■ DATASET EXTRACT

---*---

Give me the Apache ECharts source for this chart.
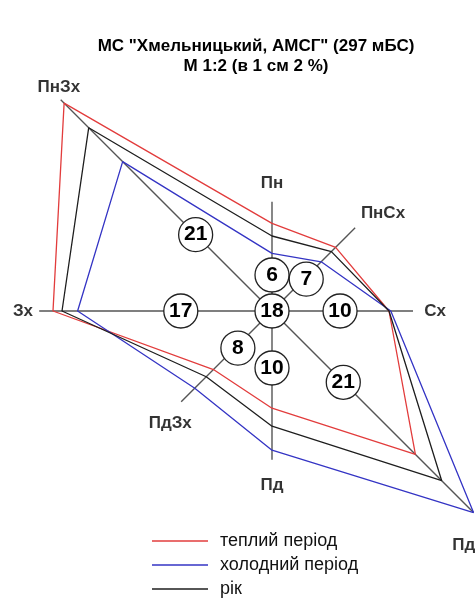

---*---

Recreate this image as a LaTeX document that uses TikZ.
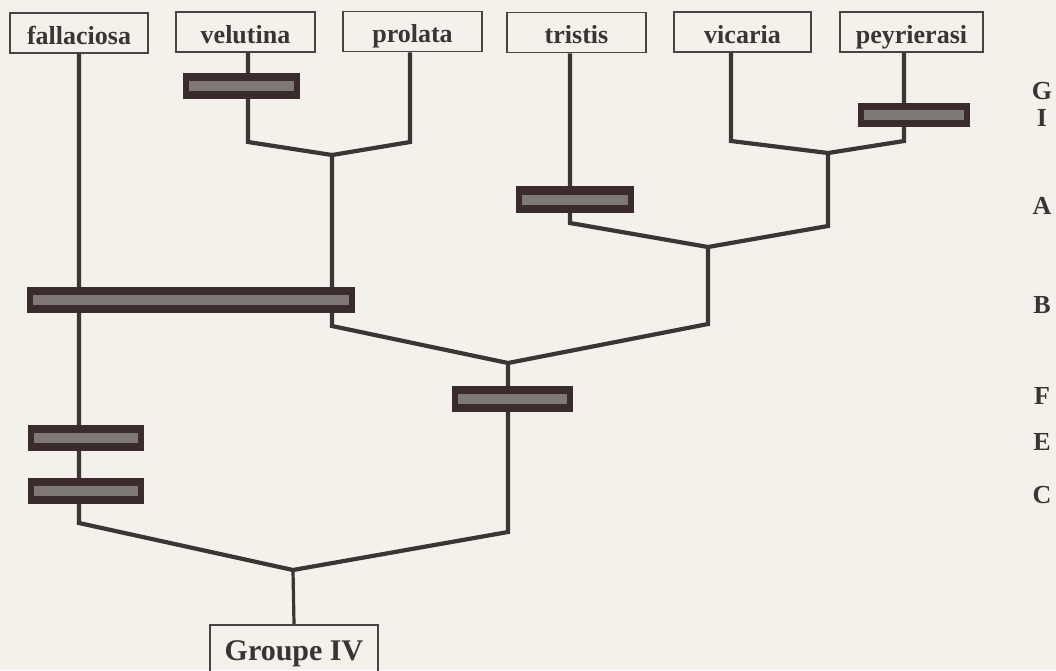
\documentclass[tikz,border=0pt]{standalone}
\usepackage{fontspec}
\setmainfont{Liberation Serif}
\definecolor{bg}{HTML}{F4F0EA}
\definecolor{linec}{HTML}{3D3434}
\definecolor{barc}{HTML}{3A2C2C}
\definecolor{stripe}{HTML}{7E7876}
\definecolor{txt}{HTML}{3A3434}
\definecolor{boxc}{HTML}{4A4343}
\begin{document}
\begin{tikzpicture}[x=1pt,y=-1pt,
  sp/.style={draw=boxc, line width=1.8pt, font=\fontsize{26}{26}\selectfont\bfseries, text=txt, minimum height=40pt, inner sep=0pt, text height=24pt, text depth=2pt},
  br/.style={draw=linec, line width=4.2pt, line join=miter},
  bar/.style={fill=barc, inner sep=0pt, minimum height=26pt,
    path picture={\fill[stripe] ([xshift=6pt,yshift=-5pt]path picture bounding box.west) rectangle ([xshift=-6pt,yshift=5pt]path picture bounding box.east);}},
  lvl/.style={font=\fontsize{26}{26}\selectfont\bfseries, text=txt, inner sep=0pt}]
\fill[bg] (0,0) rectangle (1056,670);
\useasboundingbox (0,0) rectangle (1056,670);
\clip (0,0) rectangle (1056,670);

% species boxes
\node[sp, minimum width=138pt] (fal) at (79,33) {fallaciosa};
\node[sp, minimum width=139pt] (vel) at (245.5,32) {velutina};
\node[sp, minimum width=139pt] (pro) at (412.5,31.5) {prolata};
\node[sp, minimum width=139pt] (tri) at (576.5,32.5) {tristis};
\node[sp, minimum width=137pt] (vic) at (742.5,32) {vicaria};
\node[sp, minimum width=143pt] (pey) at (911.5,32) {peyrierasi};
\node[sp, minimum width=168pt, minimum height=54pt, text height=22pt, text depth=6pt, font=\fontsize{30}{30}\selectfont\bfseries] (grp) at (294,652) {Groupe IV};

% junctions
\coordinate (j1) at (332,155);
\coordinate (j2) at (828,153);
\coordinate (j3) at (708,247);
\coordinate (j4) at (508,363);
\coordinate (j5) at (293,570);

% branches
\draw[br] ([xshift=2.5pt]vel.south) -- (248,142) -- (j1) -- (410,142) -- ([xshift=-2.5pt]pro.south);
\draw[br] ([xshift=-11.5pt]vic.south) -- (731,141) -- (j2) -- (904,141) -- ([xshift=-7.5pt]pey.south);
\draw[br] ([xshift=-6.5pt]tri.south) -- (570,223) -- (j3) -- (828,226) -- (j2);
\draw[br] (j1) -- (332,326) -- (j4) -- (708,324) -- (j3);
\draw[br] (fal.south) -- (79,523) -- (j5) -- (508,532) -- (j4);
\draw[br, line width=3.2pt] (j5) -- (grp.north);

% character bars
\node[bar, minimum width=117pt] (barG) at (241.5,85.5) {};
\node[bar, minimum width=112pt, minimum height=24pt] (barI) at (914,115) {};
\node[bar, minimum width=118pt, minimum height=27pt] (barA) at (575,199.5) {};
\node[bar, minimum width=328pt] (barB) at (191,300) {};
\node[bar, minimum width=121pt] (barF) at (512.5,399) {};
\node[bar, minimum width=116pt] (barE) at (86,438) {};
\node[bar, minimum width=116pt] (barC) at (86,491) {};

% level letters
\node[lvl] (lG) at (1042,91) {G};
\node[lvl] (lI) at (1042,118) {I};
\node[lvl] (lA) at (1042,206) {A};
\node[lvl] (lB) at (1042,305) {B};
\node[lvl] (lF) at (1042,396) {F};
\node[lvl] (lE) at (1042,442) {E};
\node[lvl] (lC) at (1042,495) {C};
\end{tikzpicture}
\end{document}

---*---

■ GIVEN EXERCISE
Go through the data and gather every line that holds "this".

■ OUTPUT OF THE TASK
Give me the Apache ECharts source for this chart.
Recreate this image as a LaTeX document that uses TikZ.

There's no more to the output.